Aim: Reproduce the material below line by line, beginning with its first line and ending with the line that contains "var yAxisTitle = 'μSiemens';"; leave out pictures.

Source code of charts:
□ □ □ □

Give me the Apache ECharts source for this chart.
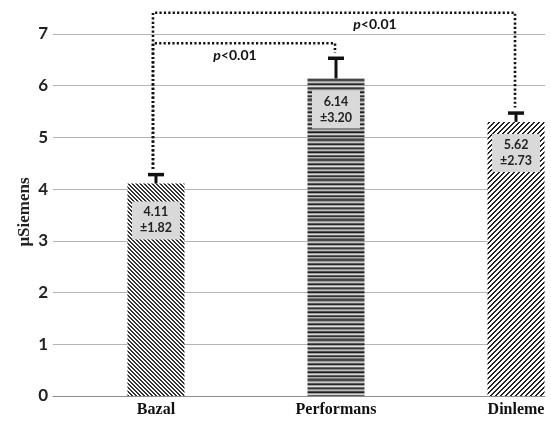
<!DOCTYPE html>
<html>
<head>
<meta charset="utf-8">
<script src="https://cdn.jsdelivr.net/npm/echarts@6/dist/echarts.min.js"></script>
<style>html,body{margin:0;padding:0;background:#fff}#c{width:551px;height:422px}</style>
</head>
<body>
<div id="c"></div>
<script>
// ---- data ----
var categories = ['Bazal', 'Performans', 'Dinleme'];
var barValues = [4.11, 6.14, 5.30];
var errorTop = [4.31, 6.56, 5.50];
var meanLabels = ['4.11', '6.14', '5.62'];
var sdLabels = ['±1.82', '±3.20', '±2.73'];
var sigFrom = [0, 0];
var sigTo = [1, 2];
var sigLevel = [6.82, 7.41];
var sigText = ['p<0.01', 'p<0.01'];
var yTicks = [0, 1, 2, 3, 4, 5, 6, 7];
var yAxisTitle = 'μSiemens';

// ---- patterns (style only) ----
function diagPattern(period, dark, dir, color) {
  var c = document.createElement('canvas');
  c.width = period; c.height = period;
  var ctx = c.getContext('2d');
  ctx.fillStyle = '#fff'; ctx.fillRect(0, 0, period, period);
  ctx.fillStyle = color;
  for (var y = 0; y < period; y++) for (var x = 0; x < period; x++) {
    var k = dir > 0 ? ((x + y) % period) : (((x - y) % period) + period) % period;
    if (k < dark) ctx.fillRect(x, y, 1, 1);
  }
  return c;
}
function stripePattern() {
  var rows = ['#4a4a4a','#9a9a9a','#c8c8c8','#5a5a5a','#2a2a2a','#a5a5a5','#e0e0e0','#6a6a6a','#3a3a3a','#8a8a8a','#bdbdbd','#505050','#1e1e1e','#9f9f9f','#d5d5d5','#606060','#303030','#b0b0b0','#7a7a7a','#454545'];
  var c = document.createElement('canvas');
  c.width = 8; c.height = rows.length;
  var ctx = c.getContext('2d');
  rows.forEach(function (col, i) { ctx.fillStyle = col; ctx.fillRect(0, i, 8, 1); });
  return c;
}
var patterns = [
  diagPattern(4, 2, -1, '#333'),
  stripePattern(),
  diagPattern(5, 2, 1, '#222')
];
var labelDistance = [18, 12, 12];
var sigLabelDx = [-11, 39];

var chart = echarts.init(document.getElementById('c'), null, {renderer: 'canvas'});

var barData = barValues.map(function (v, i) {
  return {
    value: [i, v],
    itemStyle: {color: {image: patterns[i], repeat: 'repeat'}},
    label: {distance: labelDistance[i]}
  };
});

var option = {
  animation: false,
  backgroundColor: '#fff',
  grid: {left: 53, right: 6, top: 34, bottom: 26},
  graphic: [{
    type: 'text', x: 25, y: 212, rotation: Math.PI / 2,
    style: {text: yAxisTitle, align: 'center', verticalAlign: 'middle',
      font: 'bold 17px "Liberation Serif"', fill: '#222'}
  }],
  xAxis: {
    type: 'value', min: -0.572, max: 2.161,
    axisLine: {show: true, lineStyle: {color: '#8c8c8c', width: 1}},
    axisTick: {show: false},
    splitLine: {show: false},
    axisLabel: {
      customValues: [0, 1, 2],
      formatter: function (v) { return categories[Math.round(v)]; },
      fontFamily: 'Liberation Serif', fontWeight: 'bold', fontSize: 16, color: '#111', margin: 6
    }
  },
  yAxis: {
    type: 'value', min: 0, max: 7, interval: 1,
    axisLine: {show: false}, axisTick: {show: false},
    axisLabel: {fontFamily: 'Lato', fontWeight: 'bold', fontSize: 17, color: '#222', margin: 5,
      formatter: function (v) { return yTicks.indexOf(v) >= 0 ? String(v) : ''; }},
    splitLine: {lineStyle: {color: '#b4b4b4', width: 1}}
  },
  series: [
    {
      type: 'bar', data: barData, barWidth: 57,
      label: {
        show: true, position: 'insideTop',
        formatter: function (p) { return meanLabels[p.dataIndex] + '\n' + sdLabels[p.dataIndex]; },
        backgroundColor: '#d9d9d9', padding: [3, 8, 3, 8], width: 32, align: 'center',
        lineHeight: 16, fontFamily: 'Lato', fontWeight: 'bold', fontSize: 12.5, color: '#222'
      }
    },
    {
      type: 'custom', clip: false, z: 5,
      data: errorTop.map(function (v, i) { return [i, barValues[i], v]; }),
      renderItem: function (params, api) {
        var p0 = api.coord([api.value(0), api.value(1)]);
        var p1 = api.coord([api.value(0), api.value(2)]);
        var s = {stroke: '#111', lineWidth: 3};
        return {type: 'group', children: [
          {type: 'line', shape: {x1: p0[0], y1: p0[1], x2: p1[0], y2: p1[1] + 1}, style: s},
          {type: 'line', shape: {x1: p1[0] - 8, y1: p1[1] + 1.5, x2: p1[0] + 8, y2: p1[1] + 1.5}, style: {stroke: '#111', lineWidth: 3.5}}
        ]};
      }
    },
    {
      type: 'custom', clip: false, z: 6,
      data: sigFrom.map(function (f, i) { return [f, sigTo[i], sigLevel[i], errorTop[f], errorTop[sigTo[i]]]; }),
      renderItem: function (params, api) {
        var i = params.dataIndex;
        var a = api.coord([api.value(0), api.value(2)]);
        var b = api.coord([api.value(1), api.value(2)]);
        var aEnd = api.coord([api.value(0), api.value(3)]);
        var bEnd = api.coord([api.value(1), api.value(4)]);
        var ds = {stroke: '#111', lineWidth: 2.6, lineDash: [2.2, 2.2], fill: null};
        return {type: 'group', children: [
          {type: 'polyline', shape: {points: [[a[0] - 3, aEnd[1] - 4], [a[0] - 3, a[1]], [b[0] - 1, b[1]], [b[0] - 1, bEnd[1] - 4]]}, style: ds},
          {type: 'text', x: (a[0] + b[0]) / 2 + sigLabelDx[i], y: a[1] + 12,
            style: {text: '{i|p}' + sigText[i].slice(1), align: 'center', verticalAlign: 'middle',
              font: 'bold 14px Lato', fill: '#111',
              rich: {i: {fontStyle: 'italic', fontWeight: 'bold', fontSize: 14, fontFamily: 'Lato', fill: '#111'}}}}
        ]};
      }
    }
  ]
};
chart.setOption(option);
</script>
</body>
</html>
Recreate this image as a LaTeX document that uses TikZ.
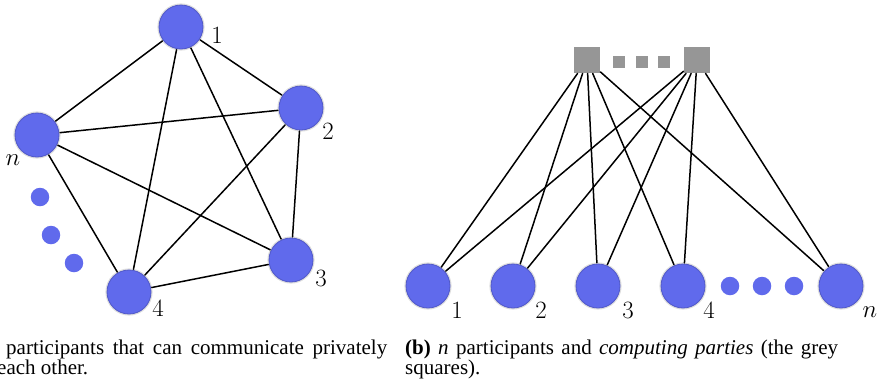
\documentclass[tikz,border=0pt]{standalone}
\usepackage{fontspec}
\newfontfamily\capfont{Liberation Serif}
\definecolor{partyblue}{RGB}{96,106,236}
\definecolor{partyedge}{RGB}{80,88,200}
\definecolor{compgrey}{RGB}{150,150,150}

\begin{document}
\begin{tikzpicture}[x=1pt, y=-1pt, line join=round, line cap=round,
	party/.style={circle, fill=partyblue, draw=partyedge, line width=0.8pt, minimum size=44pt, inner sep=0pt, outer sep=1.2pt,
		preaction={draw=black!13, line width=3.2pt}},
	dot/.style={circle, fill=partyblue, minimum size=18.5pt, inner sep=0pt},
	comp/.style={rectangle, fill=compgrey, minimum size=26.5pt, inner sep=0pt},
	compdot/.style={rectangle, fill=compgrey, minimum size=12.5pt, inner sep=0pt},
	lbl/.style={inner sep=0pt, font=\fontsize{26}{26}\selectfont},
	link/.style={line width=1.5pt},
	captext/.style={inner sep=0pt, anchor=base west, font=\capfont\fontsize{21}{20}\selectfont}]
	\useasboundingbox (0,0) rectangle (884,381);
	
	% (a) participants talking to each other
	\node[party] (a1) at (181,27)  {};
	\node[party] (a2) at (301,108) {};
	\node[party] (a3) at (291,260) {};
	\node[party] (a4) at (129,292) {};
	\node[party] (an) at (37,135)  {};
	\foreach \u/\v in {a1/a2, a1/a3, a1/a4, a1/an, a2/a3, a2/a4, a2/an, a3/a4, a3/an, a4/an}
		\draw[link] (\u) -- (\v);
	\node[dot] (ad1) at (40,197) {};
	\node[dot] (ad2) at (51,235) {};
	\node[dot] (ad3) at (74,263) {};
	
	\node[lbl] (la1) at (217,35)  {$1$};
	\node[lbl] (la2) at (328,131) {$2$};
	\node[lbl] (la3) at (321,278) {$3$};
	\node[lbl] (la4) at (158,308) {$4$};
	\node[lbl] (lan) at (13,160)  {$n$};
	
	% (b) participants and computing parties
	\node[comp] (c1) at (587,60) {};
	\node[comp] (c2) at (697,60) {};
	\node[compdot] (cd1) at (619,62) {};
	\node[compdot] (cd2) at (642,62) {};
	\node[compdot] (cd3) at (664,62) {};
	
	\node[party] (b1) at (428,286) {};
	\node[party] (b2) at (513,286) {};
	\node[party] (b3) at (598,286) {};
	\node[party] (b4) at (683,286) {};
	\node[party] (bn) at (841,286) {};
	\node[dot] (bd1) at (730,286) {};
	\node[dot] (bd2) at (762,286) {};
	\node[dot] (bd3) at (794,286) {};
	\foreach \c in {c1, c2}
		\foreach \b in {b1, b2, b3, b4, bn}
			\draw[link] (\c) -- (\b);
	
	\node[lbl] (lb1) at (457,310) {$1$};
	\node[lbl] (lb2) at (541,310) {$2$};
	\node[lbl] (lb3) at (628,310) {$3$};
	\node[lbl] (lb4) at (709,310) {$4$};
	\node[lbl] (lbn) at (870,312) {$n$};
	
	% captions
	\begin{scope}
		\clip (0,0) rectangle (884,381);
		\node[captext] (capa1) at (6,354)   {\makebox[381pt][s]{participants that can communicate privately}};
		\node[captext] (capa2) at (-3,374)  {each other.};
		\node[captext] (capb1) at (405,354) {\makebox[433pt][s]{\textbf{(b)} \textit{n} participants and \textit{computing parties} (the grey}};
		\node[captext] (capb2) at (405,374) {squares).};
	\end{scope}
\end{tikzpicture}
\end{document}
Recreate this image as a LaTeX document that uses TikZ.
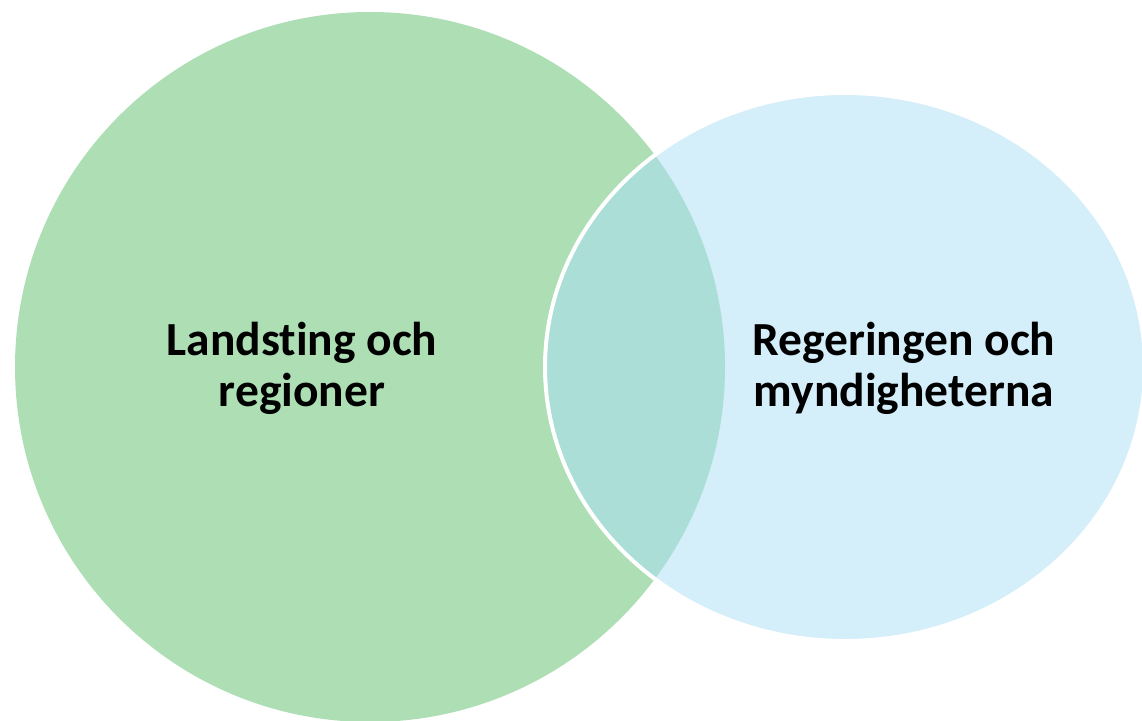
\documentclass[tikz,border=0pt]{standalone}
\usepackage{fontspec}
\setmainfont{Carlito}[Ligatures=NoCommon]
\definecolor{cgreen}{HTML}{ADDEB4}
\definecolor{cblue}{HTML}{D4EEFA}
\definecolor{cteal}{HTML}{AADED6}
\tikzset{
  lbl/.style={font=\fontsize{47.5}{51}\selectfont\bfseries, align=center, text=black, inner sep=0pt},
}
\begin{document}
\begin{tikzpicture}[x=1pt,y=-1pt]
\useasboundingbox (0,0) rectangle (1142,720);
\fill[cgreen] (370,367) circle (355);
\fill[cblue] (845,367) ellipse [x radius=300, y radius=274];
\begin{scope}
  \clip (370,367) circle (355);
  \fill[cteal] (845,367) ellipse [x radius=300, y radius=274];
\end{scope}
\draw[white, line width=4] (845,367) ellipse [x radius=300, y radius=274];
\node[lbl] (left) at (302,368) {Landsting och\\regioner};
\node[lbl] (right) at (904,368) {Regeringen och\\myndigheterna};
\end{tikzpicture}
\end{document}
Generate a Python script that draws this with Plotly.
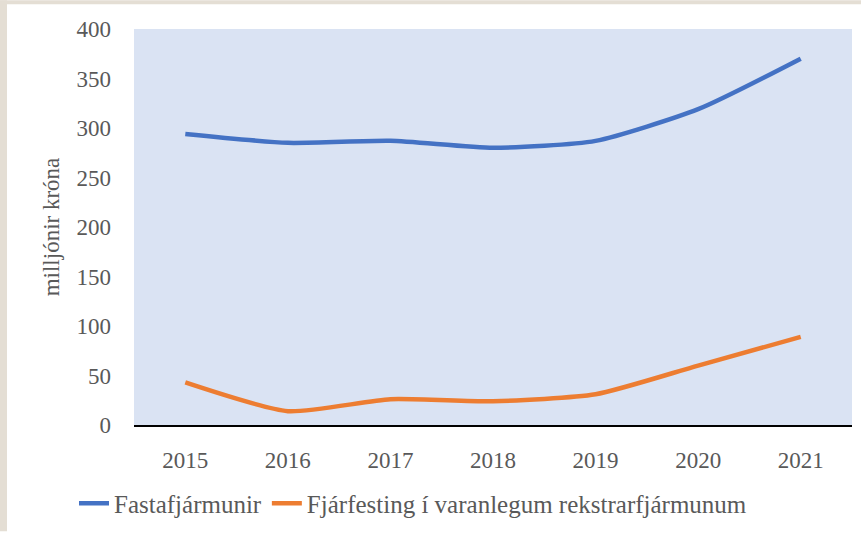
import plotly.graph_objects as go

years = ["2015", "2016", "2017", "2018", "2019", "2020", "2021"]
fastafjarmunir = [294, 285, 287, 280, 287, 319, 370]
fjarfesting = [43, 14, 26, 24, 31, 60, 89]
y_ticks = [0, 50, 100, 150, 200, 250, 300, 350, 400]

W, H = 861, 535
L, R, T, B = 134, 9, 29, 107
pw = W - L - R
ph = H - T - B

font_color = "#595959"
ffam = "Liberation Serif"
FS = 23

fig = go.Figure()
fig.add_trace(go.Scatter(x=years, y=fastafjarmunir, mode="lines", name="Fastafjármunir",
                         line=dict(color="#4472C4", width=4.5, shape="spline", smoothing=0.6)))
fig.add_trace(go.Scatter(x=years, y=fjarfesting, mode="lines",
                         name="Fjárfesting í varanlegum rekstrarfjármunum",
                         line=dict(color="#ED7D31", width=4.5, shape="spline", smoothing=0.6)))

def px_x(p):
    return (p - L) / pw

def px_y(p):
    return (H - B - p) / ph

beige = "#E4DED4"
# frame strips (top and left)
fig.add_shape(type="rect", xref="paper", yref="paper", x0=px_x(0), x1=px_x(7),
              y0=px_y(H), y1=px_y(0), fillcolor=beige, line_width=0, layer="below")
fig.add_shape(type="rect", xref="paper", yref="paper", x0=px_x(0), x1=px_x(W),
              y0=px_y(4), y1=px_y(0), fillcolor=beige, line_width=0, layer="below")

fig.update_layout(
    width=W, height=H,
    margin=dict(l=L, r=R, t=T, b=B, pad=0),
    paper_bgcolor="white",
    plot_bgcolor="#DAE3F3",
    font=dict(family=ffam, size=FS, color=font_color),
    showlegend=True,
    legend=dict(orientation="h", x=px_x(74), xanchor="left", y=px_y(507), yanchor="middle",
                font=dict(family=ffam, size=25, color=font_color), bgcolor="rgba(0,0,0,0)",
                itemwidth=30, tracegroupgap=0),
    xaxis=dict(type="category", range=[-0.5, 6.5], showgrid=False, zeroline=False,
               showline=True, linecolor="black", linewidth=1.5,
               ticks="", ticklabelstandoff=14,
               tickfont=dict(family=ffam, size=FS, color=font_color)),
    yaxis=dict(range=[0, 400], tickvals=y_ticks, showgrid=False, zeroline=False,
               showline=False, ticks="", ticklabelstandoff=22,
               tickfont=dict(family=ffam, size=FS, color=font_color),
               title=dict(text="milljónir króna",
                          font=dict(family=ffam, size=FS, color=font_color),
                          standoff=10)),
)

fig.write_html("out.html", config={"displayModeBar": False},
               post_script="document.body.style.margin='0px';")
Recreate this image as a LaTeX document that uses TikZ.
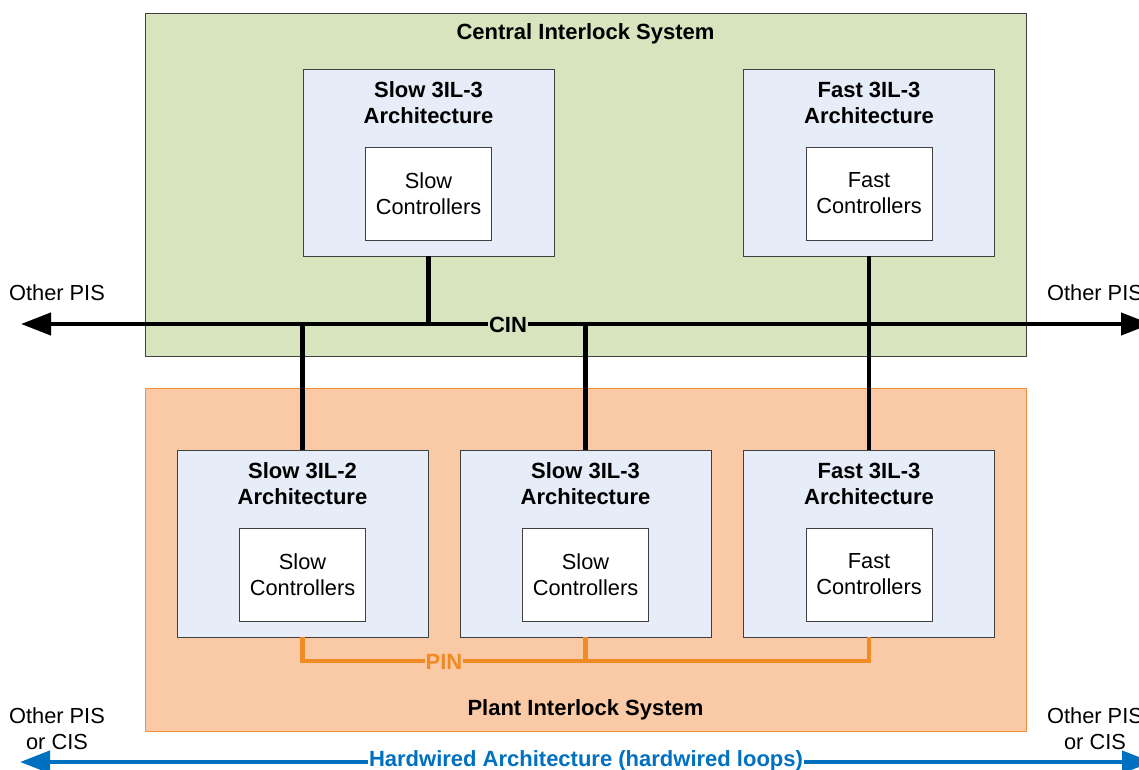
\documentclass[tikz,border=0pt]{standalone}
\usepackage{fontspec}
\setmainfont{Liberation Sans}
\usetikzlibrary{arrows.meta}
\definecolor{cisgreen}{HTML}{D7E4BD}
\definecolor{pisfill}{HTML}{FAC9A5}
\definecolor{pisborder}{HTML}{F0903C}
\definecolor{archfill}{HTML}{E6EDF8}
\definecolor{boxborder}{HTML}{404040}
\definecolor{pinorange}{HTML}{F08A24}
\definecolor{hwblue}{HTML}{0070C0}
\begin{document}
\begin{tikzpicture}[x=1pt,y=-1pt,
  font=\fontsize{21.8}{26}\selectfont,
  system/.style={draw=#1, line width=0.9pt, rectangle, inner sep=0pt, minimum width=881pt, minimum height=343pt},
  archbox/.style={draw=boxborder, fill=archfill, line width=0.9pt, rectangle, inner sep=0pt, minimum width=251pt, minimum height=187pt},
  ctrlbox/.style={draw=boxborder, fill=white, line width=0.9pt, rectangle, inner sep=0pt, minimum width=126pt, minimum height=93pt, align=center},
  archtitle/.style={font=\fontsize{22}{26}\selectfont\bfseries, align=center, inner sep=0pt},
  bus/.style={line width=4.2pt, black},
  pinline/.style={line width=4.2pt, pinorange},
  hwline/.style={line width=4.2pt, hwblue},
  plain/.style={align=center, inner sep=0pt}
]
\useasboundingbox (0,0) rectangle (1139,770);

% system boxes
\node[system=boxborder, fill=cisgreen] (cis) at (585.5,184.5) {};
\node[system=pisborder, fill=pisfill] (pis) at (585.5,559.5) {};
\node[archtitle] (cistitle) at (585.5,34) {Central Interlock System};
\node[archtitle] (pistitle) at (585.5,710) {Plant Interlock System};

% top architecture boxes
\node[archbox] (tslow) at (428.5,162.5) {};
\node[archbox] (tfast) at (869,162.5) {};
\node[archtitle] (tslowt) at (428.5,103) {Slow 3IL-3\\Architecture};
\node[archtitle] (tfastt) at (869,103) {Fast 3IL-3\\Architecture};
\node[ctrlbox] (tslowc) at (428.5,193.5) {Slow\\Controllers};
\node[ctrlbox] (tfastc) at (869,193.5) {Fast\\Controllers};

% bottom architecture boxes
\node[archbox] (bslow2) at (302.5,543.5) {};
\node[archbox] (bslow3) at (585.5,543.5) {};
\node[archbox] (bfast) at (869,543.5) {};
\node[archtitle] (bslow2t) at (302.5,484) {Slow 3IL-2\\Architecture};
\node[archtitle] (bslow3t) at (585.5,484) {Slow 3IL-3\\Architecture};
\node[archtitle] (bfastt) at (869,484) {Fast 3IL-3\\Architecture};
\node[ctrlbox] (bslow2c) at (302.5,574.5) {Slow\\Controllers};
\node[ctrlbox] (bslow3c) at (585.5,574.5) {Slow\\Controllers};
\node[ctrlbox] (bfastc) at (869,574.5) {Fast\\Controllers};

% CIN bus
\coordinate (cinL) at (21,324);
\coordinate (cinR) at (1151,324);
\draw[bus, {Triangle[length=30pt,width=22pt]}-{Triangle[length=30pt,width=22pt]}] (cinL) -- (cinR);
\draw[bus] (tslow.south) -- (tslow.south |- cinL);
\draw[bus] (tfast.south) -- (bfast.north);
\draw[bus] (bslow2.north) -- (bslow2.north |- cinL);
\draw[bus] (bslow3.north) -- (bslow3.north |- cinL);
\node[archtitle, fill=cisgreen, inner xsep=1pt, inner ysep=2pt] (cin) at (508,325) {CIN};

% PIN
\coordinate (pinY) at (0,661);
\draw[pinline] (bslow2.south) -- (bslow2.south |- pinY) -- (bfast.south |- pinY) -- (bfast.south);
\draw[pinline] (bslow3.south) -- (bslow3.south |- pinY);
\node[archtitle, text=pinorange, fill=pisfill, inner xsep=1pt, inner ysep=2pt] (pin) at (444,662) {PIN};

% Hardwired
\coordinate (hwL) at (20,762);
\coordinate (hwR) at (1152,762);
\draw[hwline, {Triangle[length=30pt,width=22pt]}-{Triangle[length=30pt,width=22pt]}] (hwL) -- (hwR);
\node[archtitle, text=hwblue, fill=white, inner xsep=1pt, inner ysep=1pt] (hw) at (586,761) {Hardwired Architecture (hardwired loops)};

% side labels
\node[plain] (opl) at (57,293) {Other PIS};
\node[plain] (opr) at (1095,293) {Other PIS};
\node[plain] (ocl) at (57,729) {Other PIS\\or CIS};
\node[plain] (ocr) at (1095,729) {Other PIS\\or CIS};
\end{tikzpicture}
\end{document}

□ □ □ □

Solution to this exercise:
Give me the Apache ECharts source for this chart.
<!DOCTYPE html>
<html>
<head>
<meta charset="utf-8">
<script src="https://cdn.jsdelivr.net/npm/echarts@6/dist/echarts.min.js"></script>
<style>html,body{margin:0;padding:0;background:#fff}#c{width:551px;height:422px}</style>
</head>
<body>
<div id="c"></div>
<script>
// ---- data ----
var categories = ['Bazal', 'Performans', 'Dinleme'];
var barValues = [4.11, 6.14, 5.30];
var errorTop = [4.31, 6.56, 5.50];
var meanLabels = ['4.11', '6.14', '5.62'];
var sdLabels = ['±1.82', '±3.20', '±2.73'];
var sigFrom = [0, 0];
var sigTo = [1, 2];
var sigLevel = [6.82, 7.41];
var sigText = ['p<0.01', 'p<0.01'];
var yTicks = [0, 1, 2, 3, 4, 5, 6, 7];
var yAxisTitle = 'μSiemens';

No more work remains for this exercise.